This temple town in the state of Madhya Pradesh is a UNESCO World Heritage site and is famous for its endlessly intriguing erotic sculptures. Equally intriguing for the modern mind is the way this celebration of the carnal is tied to the austere Jain religion, though many temples are also Hindu by denomination.
Khajuraho was the first capital of the Chandelas, who ruled Bundelkhand from the 10th to the 14th centuries. The Chandelas abided by the Tantric tenets: working inward from the erotic to the purely spiritual sanctums.
The name of Khajuraho finds its origin from the Khajur tree (the date palm tree) which can be found in plenty in this region. Khajuraho originally consisted of 85 temples of which only 22 exist today. Khajuraho temples were constructed over a period of hundred years from the mid 9th century to the early 12th century. These temples are built in the Nagara type of architecture. Each temple is dissimilar from the others temples in its own way. The temples give us a glimpse of the golden era of Indian art and architecture.

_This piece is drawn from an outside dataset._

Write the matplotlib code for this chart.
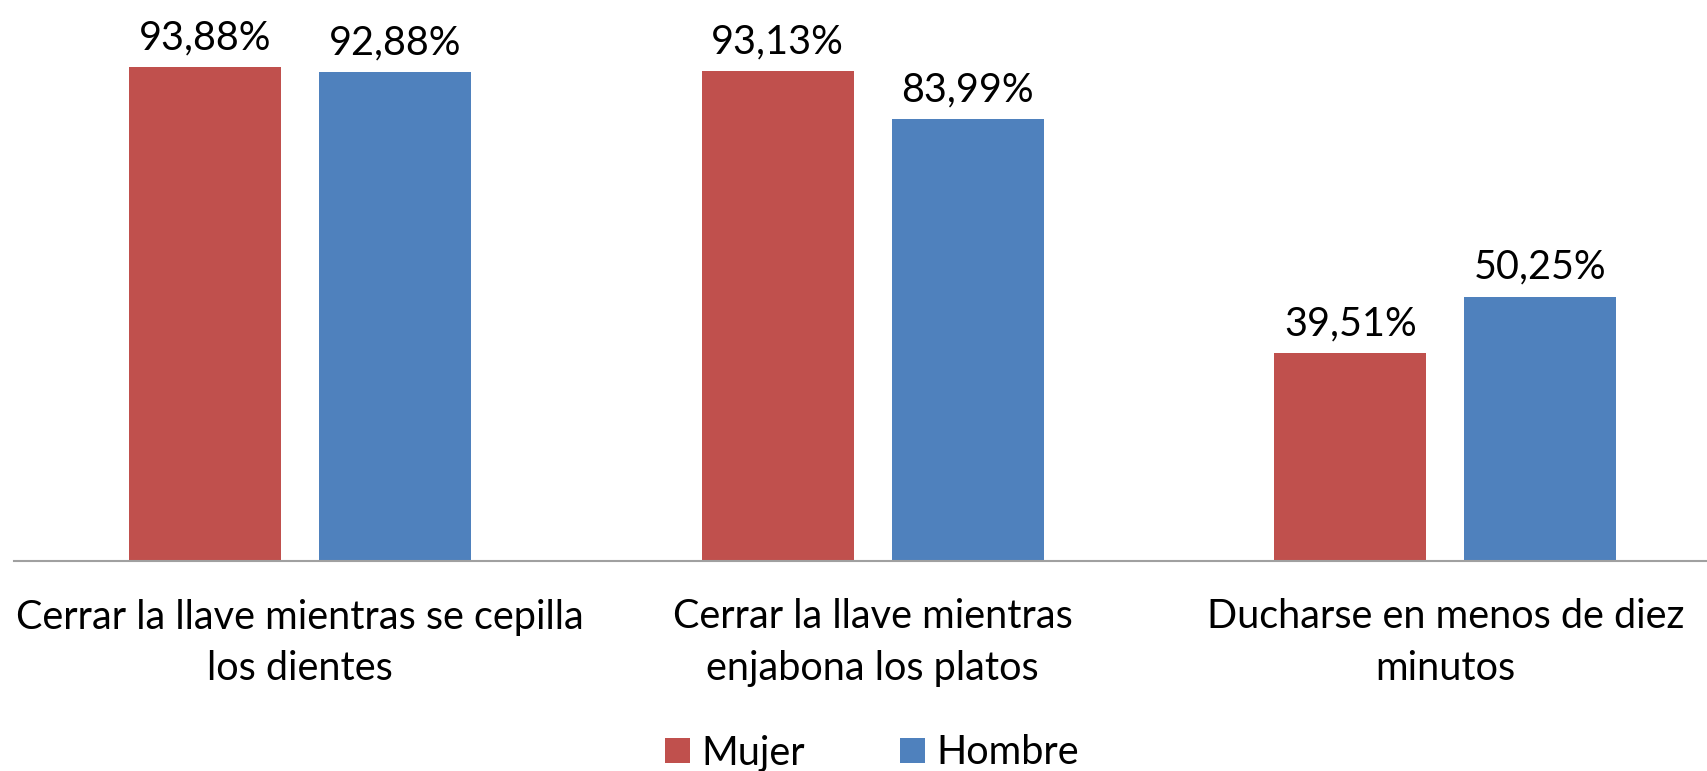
import matplotlib.pyplot as plt
import numpy as np

categories = [
    "Cerrar la llave mientras se cepilla\nlos dientes",
    "Cerrar la llave mientras\nenjabona los platos",
    "Ducharse en menos de diez\nminutos",
]
mujer = [93.88, 93.13, 39.51]
hombre = [92.88, 83.99, 50.25]
series_names = ["Mujer", "Hombre"]

plt.rcParams["font.family"] = ["Lato", "DejaVu Sans"]
fs = 28.5

fig = plt.figure(figsize=(17.08, 7.71), dpi=100)
# axes runs past the right edge, as in the cropped original
ax = fig.add_axes([14 / 1708, 210 / 771, 1717.5 / 1708, (561 - 35) / 771])

x = np.arange(len(categories))
width = 0.266
offset = 0.166
bars_m = ax.bar(x - offset, mujer, width, color="#C0504D", label=series_names[0])
bars_h = ax.bar(x + offset, hombre, width, color="#4F81BD", label=series_names[1])

for bars, vals in [(bars_m, mujer), (bars_h, hombre)]:
    for b, v in zip(bars, vals):
        ax.annotate(f"{v:.2f}%".replace(".", ","),
                    (b.get_x() + b.get_width() / 2, v),
                    xytext=(0, 8), textcoords="offset points",
                    ha="center", va="bottom", fontsize=fs)

ax.set_xlim(-0.5, 2.5)
ax.set_ylim(0, 100)
ax.set_xticks(x)
ax.set_xticklabels(categories, fontsize=fs, linespacing=1.48)
ax.tick_params(axis="x", length=0, pad=27)
ax.set_yticks([])
for s in ["top", "right", "left"]:
    ax.spines[s].set_visible(False)
ax.spines["bottom"].set_color("#A0A0A0")
ax.spines["bottom"].set_linewidth(1.5)

fig.legend(loc="center", bbox_to_anchor=(872 / 1708, 1 - 753 / 771),
           ncol=2, frameon=False, fontsize=fs,
           handlelength=0.62, handleheight=0.62,
           handletextpad=0.3, columnspacing=2.4)

fig.savefig("out.png", dpi=100)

The Khajuraho temples are very different from the normal temples in India - religion, deities and worshipping is not the essence of these temples. It is also about admiring the stunning architecture, sculpture and art of that period.
These wonderful temples lay abandoned and susceptible to the forces of nature. These magnificent temples were restored and revived in 19th century. It is India’s second most favorite tourists spot next to Taj Mahal.